The London Flamenco Festival will welcome Ángel Múñoz to Sadler's Wells stage this March. The Córdoban dancer has performed with some of the leading Flamenco Dance artists, including Javier Latorre, Paco Peña and María Pagés. Now, as a solo performer, he returns to the UK, to share Ángel, from Black to White. I had the privilege to speak with Ángel about his new work. It seems like Ángel, from Black to White is going to be a brilliant show, one that I am sure will stand out in the Festival. 

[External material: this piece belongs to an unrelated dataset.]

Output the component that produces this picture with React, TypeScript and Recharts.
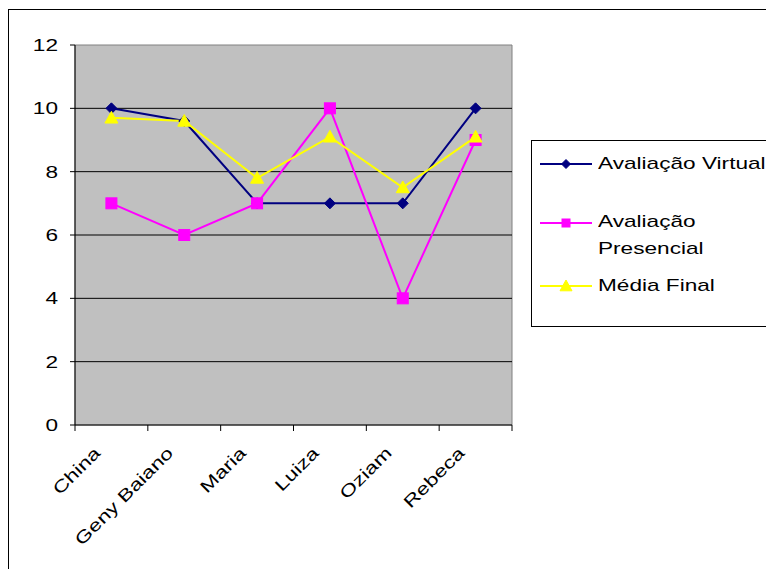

Ángel, from Black to White promises to take us on a journey where we will experience some of the deepest forms of Flamenco cantes, like the Seguiriya, ending with lighter palos echoing Fandangos and Alegrías. The show brings together a unique combination of voices. Ángel will be accompanied by soloists with distinct personalities, like the cantaores Jose Ángel Carmona and winner of the 2010 Lampara Minera Award, Miguel Ortega, guitarist Javier Patino, percussionist Nacho Lopez, saxophonist Diego Villegas and electronic musician Artomatico.

When asked about Ángel, from Black to White, Ángel stated that he is excited to open and close the show with two pieces of electronic music by Artomatico, which he hopes will set the tone for the emotionally charged atmosphere. When questioned about titles for these two pieces, the reply was blanco y negro; black and white. The show brings together these two extremes, going full circle while dancing to a series of Flamenco palos. Ángel mentioned that he used the circle – which typically represents unity and infinity – as a symbol during his choreographic process, which can be also be seen in the work. One can also expect to see Martinete-Seguiriya, Taranto, Farruca, Guarija, and an Alegrías. I must admit that I am quite interested to see Ángel's Farruca and Guajira, two palos with contrasting temperaments. Farruca, historically considered a male dance, is powerful and linear. Guajiras can be supple and graceful. This choreographic decision to have them following one another in the show is a risk but one that highlights Ángel's range. With this solo show, Ángel seems to be exploring the extremes. 

Another source of inspiration for Ángel's choreography is his name. He has chosen to look closely at the various meanings of “Ángel”, exploring the different qualities of each, examining the contradictions and questioning their uses. Is he an angel, a descender, a leader, the guardian or the messenger, the keeper, the Annunciation, the one that flies or the one that falls? Perhaps we will find the answers to these questions in the choreography.

Flamenco lends itself to exploring individuality within a grand continuity. Great Flamenco artists often portray and convey feelings of love, pain, anger, joy and sorrow on stage. I had a very positive series of interactions with Ángel and his warm, inviting team. In hindsight, I realized that Ángel is capable of making one feel special. If he can do this when he is not dancing, I can only imagine what he can offer us on stage.

His large scale work promises to be compelling. Having seen Ángel dance before, I am excited to see his evening length work, Ángel, from Black to White. He is creating a legacy for himself through such powerful, wholly absorbing and satisfying work.